JOHN BAUGH, BY AND THROUGH HIS WIFE AND NEXT FRIEND, SHARON BAUGH, PLAINTIFF,
v.
CUPRUM S.A. DE C.V., LOUISVILLE LADDER, INC. F/K/A LOUISVILLE LADDER GROUP, LLC, VERZATEC, S.A.B. DE C.V., AND IMSATEC, S.A.B. DE C.V., DEFENDANT.



The opinion of the court was delivered by: Judge Rebecca R. Pallmeyer

MEMORANDUM ORDER

Plaintiff John Baugh fell from a ladder on August 1, 2006, and suffered severe brain injuries. In this lawsuit, Baugh and his wife Sharon Baugh sued Defendant ladder manufacturer Cuprum S.A. de C.V. (the "Defendant"),*fn1 alleging that defects in the ladder were responsible for his injuries. The jury returned a verdict in favor of Defendant. Plaintiff now moves pursuant to FED. R. CIV. P. Rules 50(b) and 59(a)(1)(A) for a new trial. Plaintiff argues that the court erred in granting the jury's request for access to a demonstrative exhibit-an exemplar of the ladder at issue-during their deliberations. For the reasons presented here, the motion is denied.

BACKGROUND

Plaintiff John Baugh sustained severe head injuries in an accident on August 1, 2006. There were no eyewitnesses to the accident and tragically, Plaintiff Baugh is unable to testify coherently about the incident. Instead, Plaintiff offered circumstantial evidence, including Mr. Baugh's stated intention to clean the gutters on his garage; the position in which he was found, seated on his driveway, holding a screwdriver; and the fact that the ladder was found lying near him on the driveway, on one side, with a bent metal leg. Plaintiff's theory, supported by this evidence and by expert testimony, was that Mr. Baugh, known to be a careful man, climbed on the ladder to clean his gutters and that the ladder's frame suddenly bent and failed under ordinary use. Plaintiff believes the fact that the metal ladder was found on its right side, with its leg bent upward, is powerful evidence in support of this theory.

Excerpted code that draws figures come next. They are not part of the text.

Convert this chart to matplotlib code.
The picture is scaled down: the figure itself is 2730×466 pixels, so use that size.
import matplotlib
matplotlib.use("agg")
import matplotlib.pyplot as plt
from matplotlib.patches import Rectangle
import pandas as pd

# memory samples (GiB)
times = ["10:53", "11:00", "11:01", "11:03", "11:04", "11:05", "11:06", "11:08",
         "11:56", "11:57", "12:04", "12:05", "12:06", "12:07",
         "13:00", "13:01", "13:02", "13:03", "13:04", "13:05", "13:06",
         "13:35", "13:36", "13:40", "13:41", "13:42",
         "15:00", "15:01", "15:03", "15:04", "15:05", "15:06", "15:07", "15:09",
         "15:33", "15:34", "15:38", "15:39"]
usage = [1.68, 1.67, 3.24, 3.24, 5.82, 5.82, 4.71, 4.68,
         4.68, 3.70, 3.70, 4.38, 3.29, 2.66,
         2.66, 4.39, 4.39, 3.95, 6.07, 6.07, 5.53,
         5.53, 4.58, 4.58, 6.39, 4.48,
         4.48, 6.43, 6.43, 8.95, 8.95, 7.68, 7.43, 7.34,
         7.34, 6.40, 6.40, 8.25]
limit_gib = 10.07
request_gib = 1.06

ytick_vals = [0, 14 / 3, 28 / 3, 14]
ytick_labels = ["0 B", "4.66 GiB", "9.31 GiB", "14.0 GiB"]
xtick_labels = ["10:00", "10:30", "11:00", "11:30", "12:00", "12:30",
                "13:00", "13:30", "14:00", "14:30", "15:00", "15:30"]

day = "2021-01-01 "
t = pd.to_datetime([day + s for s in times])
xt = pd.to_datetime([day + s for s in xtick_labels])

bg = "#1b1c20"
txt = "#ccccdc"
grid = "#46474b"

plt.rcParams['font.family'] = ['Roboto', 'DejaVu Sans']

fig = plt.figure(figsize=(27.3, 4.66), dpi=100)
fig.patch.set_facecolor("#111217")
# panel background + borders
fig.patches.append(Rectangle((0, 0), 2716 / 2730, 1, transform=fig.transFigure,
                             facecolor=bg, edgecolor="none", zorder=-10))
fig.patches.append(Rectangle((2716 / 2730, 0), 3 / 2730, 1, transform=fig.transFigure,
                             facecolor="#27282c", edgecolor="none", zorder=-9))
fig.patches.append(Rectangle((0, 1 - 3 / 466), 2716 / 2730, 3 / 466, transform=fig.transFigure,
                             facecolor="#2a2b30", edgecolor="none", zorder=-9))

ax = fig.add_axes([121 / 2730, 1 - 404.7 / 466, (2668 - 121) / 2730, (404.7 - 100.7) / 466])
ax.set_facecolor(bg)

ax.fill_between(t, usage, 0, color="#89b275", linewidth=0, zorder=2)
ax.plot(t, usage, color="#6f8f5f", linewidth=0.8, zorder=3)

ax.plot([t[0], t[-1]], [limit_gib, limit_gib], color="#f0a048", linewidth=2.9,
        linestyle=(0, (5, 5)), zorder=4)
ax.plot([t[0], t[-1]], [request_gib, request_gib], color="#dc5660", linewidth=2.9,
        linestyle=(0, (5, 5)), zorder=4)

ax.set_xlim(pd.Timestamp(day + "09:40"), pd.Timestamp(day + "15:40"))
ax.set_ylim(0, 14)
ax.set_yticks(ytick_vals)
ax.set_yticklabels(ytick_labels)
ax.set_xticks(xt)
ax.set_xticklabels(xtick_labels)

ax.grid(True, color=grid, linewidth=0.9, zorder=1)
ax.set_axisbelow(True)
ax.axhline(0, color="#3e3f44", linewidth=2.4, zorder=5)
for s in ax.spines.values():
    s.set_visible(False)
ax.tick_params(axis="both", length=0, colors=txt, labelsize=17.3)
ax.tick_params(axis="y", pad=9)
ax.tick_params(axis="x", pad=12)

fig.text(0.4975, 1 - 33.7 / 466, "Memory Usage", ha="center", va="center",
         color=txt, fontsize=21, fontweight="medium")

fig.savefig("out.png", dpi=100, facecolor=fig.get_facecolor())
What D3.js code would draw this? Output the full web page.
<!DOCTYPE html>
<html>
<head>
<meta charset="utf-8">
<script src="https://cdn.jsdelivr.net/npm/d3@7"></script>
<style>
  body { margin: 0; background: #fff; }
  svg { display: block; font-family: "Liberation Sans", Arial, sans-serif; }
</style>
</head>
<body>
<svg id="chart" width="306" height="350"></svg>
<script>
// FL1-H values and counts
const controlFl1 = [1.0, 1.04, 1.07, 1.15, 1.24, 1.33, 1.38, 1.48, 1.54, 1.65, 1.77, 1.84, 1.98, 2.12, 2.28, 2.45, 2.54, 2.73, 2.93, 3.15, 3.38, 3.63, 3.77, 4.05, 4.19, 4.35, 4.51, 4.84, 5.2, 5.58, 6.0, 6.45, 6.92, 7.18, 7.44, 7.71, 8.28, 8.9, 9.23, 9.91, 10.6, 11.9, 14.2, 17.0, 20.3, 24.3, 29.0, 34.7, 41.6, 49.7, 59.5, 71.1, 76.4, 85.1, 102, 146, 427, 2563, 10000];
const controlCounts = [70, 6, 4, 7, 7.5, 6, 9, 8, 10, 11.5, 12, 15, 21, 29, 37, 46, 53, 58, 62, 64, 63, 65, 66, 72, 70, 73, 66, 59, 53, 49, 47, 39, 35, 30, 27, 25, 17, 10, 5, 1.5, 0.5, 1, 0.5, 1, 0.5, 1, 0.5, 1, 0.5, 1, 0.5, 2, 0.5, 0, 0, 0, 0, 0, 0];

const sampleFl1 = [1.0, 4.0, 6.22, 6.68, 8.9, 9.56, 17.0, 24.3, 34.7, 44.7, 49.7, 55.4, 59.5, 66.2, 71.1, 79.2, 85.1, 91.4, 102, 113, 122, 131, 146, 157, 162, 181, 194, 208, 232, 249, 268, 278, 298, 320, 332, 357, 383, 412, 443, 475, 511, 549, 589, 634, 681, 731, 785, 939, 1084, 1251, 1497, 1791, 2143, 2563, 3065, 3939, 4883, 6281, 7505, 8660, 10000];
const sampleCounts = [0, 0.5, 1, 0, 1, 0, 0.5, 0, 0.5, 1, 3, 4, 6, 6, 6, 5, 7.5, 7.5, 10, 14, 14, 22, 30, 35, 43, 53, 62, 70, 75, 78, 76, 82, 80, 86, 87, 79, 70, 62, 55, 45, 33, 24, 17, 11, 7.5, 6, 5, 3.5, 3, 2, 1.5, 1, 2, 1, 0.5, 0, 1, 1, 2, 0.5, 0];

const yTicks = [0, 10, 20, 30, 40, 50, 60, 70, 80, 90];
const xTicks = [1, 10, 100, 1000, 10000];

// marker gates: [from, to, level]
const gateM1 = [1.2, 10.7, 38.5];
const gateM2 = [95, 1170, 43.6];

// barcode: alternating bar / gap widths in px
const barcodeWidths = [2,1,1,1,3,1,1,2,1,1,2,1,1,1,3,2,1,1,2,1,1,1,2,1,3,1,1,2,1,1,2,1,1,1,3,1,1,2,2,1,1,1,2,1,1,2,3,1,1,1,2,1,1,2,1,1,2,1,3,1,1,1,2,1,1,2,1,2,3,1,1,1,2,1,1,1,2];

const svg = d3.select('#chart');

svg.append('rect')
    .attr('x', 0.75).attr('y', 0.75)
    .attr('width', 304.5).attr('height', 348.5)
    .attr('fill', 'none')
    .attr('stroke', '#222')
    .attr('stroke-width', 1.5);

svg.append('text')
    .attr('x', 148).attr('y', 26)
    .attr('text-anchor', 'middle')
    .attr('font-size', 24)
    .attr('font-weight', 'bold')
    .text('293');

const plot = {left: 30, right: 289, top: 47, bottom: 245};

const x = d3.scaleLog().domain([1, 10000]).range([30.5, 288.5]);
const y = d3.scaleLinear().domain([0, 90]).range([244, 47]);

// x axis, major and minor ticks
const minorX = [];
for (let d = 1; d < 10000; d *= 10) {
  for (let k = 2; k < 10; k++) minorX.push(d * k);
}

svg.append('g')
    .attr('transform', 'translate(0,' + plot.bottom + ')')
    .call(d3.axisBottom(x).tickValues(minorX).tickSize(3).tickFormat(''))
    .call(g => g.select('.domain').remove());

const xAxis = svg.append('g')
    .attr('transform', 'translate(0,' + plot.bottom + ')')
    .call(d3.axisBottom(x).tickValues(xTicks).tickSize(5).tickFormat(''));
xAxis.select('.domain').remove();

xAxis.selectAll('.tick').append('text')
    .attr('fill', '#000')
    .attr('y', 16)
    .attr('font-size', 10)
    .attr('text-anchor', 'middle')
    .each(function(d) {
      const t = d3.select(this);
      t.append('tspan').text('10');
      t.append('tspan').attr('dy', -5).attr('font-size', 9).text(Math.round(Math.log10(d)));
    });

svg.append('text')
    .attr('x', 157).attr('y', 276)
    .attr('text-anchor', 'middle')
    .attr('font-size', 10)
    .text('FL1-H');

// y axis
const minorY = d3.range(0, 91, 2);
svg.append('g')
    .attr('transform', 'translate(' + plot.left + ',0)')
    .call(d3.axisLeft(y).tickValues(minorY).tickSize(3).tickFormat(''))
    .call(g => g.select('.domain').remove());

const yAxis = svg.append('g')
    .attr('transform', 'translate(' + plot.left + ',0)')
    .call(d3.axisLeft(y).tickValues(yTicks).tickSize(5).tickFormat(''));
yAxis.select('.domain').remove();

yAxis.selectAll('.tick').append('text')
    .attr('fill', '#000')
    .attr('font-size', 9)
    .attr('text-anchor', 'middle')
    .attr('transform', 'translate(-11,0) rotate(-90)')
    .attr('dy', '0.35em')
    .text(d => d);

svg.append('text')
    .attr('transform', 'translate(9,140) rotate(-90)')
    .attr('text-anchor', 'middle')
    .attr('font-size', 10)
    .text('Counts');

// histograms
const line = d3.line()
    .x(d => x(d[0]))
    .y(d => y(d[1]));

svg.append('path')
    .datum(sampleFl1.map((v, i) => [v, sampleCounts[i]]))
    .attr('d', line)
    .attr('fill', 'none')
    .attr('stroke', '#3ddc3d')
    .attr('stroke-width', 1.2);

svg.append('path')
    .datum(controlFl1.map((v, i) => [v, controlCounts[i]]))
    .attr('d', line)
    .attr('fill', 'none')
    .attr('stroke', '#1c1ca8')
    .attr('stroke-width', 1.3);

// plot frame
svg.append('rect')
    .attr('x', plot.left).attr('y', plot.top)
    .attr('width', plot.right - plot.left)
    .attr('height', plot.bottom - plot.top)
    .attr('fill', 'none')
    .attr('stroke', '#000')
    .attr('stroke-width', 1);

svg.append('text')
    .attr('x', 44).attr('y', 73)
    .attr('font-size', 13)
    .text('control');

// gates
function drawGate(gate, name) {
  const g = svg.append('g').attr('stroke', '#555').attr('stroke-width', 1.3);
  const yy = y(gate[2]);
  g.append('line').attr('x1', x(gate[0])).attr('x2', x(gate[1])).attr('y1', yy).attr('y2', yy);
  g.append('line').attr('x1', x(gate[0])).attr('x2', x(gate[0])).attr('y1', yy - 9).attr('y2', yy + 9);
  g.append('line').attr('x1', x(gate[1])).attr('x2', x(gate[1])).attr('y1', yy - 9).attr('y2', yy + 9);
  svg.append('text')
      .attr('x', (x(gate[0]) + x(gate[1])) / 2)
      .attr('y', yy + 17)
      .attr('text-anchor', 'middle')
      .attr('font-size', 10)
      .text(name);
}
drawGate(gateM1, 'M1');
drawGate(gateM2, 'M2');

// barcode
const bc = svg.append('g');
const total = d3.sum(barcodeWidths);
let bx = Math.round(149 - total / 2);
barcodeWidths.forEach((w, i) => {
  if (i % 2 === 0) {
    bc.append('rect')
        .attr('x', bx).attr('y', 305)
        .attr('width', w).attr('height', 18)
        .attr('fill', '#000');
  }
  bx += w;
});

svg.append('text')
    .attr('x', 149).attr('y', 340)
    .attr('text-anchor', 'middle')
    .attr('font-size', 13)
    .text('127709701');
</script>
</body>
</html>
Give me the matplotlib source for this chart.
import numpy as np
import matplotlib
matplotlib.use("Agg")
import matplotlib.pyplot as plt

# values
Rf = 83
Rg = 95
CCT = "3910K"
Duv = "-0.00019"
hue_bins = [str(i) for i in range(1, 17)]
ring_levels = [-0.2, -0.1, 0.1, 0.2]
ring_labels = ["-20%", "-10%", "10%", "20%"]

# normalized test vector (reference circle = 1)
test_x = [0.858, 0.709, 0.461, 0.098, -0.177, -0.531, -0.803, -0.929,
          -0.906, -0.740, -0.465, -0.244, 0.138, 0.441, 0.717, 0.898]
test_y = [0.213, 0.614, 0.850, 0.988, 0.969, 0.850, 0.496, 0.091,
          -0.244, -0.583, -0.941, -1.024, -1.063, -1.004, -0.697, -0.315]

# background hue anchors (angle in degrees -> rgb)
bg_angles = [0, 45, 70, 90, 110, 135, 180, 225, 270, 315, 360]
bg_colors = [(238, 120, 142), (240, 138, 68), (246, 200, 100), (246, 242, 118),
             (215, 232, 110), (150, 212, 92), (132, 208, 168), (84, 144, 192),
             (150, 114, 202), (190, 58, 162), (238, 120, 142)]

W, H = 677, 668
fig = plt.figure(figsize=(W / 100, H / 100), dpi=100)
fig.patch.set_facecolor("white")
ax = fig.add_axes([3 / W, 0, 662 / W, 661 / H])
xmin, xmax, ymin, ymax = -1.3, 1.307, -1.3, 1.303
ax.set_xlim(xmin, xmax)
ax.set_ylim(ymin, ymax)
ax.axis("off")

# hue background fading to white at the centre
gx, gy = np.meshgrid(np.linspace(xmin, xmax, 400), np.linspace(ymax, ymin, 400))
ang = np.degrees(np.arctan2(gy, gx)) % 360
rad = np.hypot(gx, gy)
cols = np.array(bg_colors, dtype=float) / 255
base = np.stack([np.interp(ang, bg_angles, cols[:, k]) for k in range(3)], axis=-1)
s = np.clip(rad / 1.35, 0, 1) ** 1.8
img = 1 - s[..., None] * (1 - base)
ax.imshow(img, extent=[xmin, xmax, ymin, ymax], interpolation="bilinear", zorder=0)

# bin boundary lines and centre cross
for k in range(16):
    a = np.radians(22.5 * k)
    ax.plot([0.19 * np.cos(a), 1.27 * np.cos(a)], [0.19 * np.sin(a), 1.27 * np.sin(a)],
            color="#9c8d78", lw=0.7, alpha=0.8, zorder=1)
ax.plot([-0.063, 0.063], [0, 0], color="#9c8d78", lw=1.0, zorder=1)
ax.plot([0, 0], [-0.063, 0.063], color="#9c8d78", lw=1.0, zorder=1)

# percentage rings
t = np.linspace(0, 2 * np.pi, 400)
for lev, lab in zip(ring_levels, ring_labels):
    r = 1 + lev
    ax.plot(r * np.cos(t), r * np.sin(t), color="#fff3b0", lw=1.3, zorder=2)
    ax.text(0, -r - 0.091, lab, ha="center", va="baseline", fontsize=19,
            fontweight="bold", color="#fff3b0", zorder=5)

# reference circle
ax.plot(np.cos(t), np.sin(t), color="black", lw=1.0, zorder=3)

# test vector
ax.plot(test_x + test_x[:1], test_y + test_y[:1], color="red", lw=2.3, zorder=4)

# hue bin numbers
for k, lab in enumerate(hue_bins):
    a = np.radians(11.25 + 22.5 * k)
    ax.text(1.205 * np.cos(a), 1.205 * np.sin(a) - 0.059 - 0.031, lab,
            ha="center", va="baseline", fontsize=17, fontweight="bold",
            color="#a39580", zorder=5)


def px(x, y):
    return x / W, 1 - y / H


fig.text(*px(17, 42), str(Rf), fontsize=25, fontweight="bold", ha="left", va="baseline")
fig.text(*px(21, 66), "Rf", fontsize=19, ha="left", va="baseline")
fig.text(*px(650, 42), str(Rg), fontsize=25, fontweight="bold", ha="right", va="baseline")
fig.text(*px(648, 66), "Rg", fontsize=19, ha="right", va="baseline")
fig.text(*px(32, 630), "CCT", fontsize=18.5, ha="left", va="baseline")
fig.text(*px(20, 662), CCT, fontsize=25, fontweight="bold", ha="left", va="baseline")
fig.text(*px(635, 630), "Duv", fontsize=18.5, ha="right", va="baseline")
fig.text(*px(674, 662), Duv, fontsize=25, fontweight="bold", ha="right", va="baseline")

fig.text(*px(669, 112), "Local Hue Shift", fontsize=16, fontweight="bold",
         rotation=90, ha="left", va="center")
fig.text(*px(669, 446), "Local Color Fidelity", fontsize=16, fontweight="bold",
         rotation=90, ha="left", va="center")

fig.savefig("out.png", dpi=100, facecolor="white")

Defendant countered this with evidence that the ladder in question met all relevant industry standards. Indeed, Sharon Baugh herself testified that she had used the ladder a handful of times prior to the accident. She had no trouble using it, did not find it wobbly or unstable, and had no safety concerns. Defendant also offered expert testimony that illustrated how the accident could have happened in the absence of any defect in the ladder. Specifically, Defendant suggested the ladder Mr. Baugh chose to use was a bit too short to enable him to reach the gutter comfortably, and that damage to the ladder was consistent with the possibility that Mr. Baugh had put his weight on the paint shelf, rendering the ladder unstable and resulting in its collapse. Defendant illustrated this theory with a videotape demonstration, and it appealed well to common sense.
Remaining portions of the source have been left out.